> What is being asked: Only a number is required: how many lines of the material contain the word "this"?

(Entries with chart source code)
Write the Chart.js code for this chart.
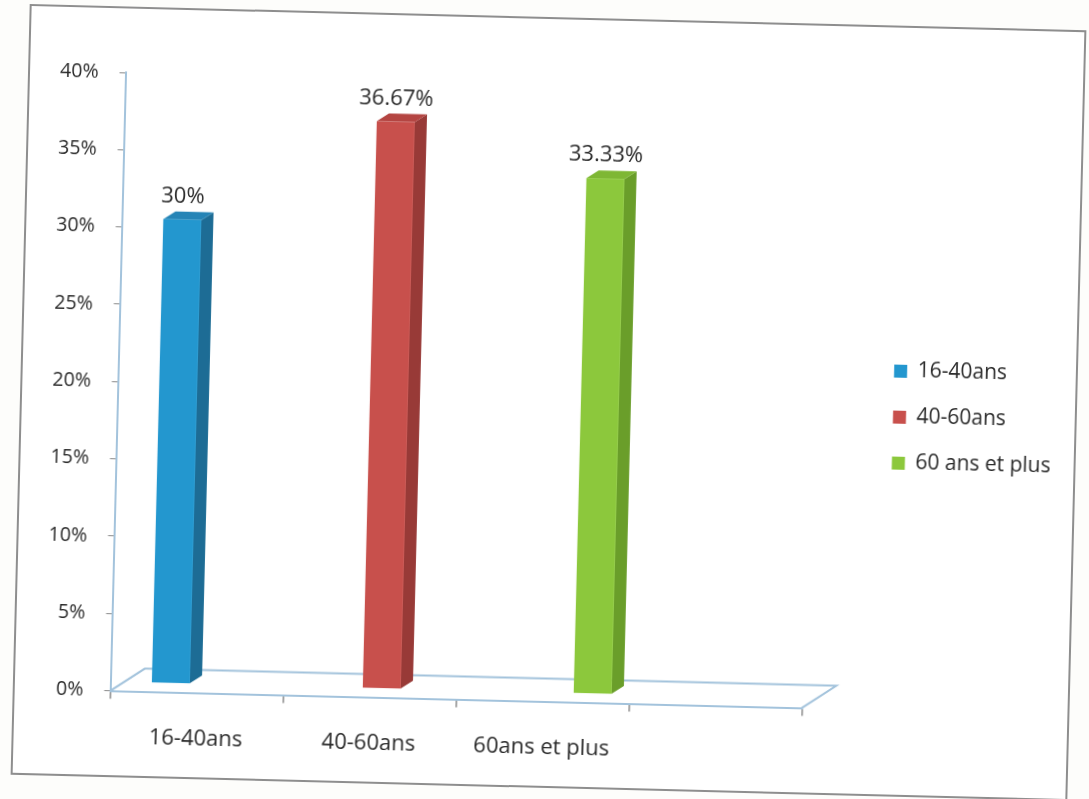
<!DOCTYPE html>
<html>
<head>
<meta charset="utf-8">
<title>Répartition par âge</title>
<script src="https://cdn.jsdelivr.net/npm/chart.js@4.4.1/dist/chart.umd.min.js"></script>
<style>
  body { margin: 0; background: #fdfdfb; width: 1089px; height: 799px; overflow: hidden; }
  /* the whole sheet sits a little askew */
  .frame {
    position: absolute; left: 19.5px; top: 16.5px;
    width: 1057px; height: 771px; box-sizing: border-box;
    border: 2px solid #8e8e8e; background: #fff;
    transform: rotate(1.42deg);
  }
  .box { position: relative; width: 1053px; height: 767px; }
</style>
</head>
<body>
<div class="frame"><div class="box"><canvas id="ageChart"></canvas></div></div>

<script>
// categories on the x axis (last slot is left empty)
const categories = ["16-40ans", "40-60ans", "60ans et plus", ""];
// legend entries, one series per age group
const seriesNames = ["16-40ans", "40-60ans", "60 ans et plus"];
const values = [30, 36.67, 33.33];
const yMin = 0, yMax = 40, yStep = 5;

const frontColors = ["#2397cf", "#c8504c", "#8cc83c"];
const sideColors = ["#1d6c95", "#983a37", "#6a9e2a"];
const topColors = ["#2584b6", "#b44542", "#7eb734"];
const axisColor = "#a3c3dc";
const tickColor = "#8a8a8a";
const textColor = "#2a2a2a";

Chart.defaults.font.family = "'Open Sans', sans-serif";
Chart.defaults.color = textColor;

// depth of the front face, of each column and of the floor
const shift = { dx: 12, dy: -9 };
const depth = { dx: 12, dy: -8 };
const floorDepth = { dx: 34, dy: -23 };

const datasets = seriesNames.map((name, i) => ({
  label: name,
  data: categories.map((c, j) => (j === i ? values[i] : null)),
  backgroundColor: frontColors[i],
  borderWidth: 0,
  xAxisID: "x",
  yAxisID: "y"
}));

function poly(ctx, pts, color) {
  ctx.fillStyle = color;
  ctx.beginPath();
  ctx.moveTo(pts[0][0], pts[0][1]);
  pts.slice(1).forEach(p => ctx.lineTo(p[0], p[1]));
  ctx.closePath();
  ctx.fill();
}

// 3D columns + floor, drawn from the bar elements
const bars3d = {
  id: "bars3d",
  beforeDatasetsDraw(chart) {
    const { ctx, chartArea, scales } = chart;
    const y0 = scales.y.getPixelForValue(0);
    ctx.save();

    // floor (back edge and sides; front edge is the x axis)
    ctx.strokeStyle = axisColor;
    ctx.lineWidth = 2;
    ctx.beginPath();
    ctx.moveTo(chartArea.left, y0);
    ctx.lineTo(chartArea.left + floorDepth.dx, y0 + floorDepth.dy);
    ctx.lineTo(chartArea.right + floorDepth.dx, y0 + floorDepth.dy);
    ctx.lineTo(chartArea.right, y0);
    ctx.stroke();

    chart.data.datasets.forEach((ds, i) => {
      const bar = chart.getDatasetMeta(i).data[i];
      const p = bar.getProps(["x", "y", "base", "width"], true);
      const l = p.x - p.width / 2 + shift.dx;
      const r = p.x + p.width / 2 + shift.dx;
      const t = p.y + shift.dy;
      const b = p.base + shift.dy;

      poly(ctx, [[r, t], [r + depth.dx, t + depth.dy], [r + depth.dx, b + depth.dy], [r, b]], sideColors[i]);
      poly(ctx, [[l, t], [l + depth.dx, t + depth.dy], [r + depth.dx, t + depth.dy], [r, t]], topColors[i]);
      ctx.fillStyle = frontColors[i];
      ctx.fillRect(l, t, r - l, b - t);

      // value label
      ctx.fillStyle = textColor;
      ctx.font = "22px 'Open Sans', sans-serif";
      ctx.textAlign = "center";
      ctx.textBaseline = "middle";
      ctx.fillText(values[i] + "%", (l + r) / 2, t - 23);
    });

    ctx.restore();
    return false;
  }
};

new Chart(document.getElementById("ageChart"), {
  type: "bar",
  data: { labels: categories, datasets: datasets },
  options: {
    responsive: true,
    maintainAspectRatio: false,
    animation: false,
    layout: { padding: { top: 22, left: 0, right: 13, bottom: 10 } },
    datasets: { bar: { categoryPercentage: 0.66, barPercentage: 1 } },
    plugins: {
      legend: {
        position: "right",
        maxWidth: 320,
        labels: { boxWidth: 13, boxHeight: 13, padding: 25, font: { size: 21 }, color: textColor }
      },
      tooltip: { enabled: false }
    },
    scales: {
      x: {
        grid: { display: true, drawOnChartArea: false, offset: true, tickLength: 8, color: tickColor, lineWidth: 1.5 },
        border: { color: axisColor, width: 2 },
        ticks: { font: { size: 22 }, padding: 25, color: textColor, maxRotation: 0 },
        afterFit(scale) { scale.height = 74.4; }
      },
      y: {
        min: yMin, max: yMax,
        grid: { drawOnChartArea: false, tickLength: 6, color: tickColor },
        border: { color: axisColor, width: 2 },
        ticks: { stepSize: yStep, font: { size: 19.5 }, padding: 21, color: textColor, callback: v => v + "%" },
        afterFit(scale) { scale.width = 95.5; }
      },
      // blank space above the plot
      gapTop: {
        type: "linear", position: "top", display: true,
        grid: { display: false }, border: { display: false }, ticks: { display: false },
        afterFit(scale) { scale.height = 42; }
      },
      // blank space between the floor and the legend
      gap: {
        type: "linear", position: "right", display: true,
        grid: { display: false }, border: { display: false }, ticks: { display: false },
        afterFit(scale) { scale.width = 59; }
      }
    }
  },
  plugins: [bars3d]
});
</script>
</body>
</html>
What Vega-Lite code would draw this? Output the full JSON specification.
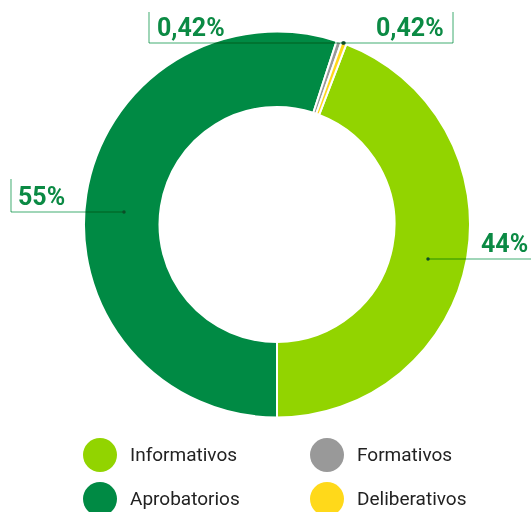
{
  "$schema": "https://vega.github.io/schema/vega-lite/v6.json",
  "width": 532,
  "height": 512,
  "autosize": {"type": "fit", "contains": "padding"},
  "padding": 0,
  "background": "white",
  "config": {"view": {"stroke": null}},
  "datasets": {
    "sectores": [
      {"categoria": "Informativos", "valor": 44.16, "orden": 1},
      {"categoria": "Aprobatorios", "valor": 55, "orden": 2},
      {"categoria": "Formativos", "valor": 0.42, "orden": 3},
      {"categoria": "Deliberativos", "valor": 0.42, "orden": 4}
    ],
    "guias": [
      {"x": -0.6615, "y": 1.0982, "x2": -0.6615, "y2": 0.938},
      {"x": -0.6615, "y": 0.938, "x2": 0.3411, "y2": 0.938},
      {"x": 0.9096, "y": 1.0982, "x2": 0.9096, "y2": 0.938},
      {"x": 0.3463, "y": 0.938, "x2": 0.9096, "y2": 0.938},
      {"x": -1.3747, "y": 0.2351, "x2": -1.3747, "y2": 0.0646},
      {"x": -1.3747, "y": 0.0646, "x2": -0.7907, "y2": 0.0646},
      {"x": 0.7804, "y": -0.1783, "x2": 1.3127, "y2": -0.1783}
    ],
    "puntos": [
      {"x": 0.3411, "y": 0.938},
      {"x": 0.3463, "y": 0.938},
      {"x": -0.7907, "y": 0.0646},
      {"x": 0.7804, "y": -0.1783}
    ],
    "etiquetas": [
      {"texto": "0,42%", "x": -0.6202, "y": 0.9742},
      {"texto": "0,42%", "x": 0.5116, "y": 0.9742},
      {"texto": "55%", "x": -1.3385, "y": 0.1008},
      {"texto": "44%", "x": 1.0542, "y": -0.1421}
    ]
  },
  "layer": [
    {
      "data": {"name": "sectores"},
      "mark": {"type": "arc", "innerRadius": 117.5, "outerRadius": 193, "stroke": "white", "strokeWidth": 2},
      "encoding": {
        "x": {"datum": 0, "type": "quantitative", "scale": {"domain": [-1.4315, 1.3178], "nice": false, "zero": false}, "axis": null},
        "y": {"datum": 0, "type": "quantitative", "scale": {"domain": [-1.4858, 1.1602], "nice": false, "zero": false}, "axis": null},
        "theta": {"field": "valor", "type": "quantitative", "stack": true, "scale": {"range": [0.3669, 6.6501]}},
        "color": {
          "field": "categoria",
          "type": "nominal",
          "scale": {
            "domain": ["Informativos", "Aprobatorios", "Formativos", "Deliberativos"],
            "range": ["#92d400", "#008a44", "#999999", "#ffd91a"]
          },
          "legend": {
            "title": null,
            "orient": "none",
            "legendX": 83,
            "legendY": 438,
            "columns": 2,
            "symbolType": "circle",
            "symbolSize": 1156,
            "symbolStrokeWidth": 0,
            "symbolOpacity": 1,
            "labelFont": "Roboto",
            "labelFontSize": 19,
            "labelColor": "#222222",
            "labelOffset": 13,
            "rowPadding": 10,
            "columnPadding": 70,
            "padding": 0
          }
        },
        "order": {"field": "orden", "type": "quantitative"}
      }
    },
    {
      "data": {"name": "guias"},
      "mark": {"type": "rule", "color": "#80c8a0", "strokeWidth": 1.5, "blend": "multiply"},
      "encoding": {
        "x": {"field": "x", "type": "quantitative", "scale": {"domain": [-1.4315, 1.3178], "nice": false, "zero": false}, "axis": null},
        "y": {"field": "y", "type": "quantitative", "scale": {"domain": [-1.4858, 1.1602], "nice": false, "zero": false}, "axis": null},
        "x2": {"field": "x2"},
        "y2": {"field": "y2"}
      }
    },
    {
      "data": {"name": "puntos"},
      "mark": {"type": "point", "filled": true, "size": 12, "color": "#0b4d27", "opacity": 1},
      "encoding": {
        "x": {"field": "x", "type": "quantitative", "axis": null},
        "y": {"field": "y", "type": "quantitative", "axis": null}
      }
    },
    {
      "data": {"name": "etiquetas"},
      "mark": {"type": "text", "align": "left", "baseline": "alphabetic", "font": "Roboto", "fontSize": 25, "fontWeight": "bold", "color": "#0b8a44"},
      "encoding": {
        "x": {"field": "x", "type": "quantitative", "axis": null},
        "y": {"field": "y", "type": "quantitative", "axis": null},
        "text": {"field": "texto"}
      }
    }
  ]
}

> Complete answer: 2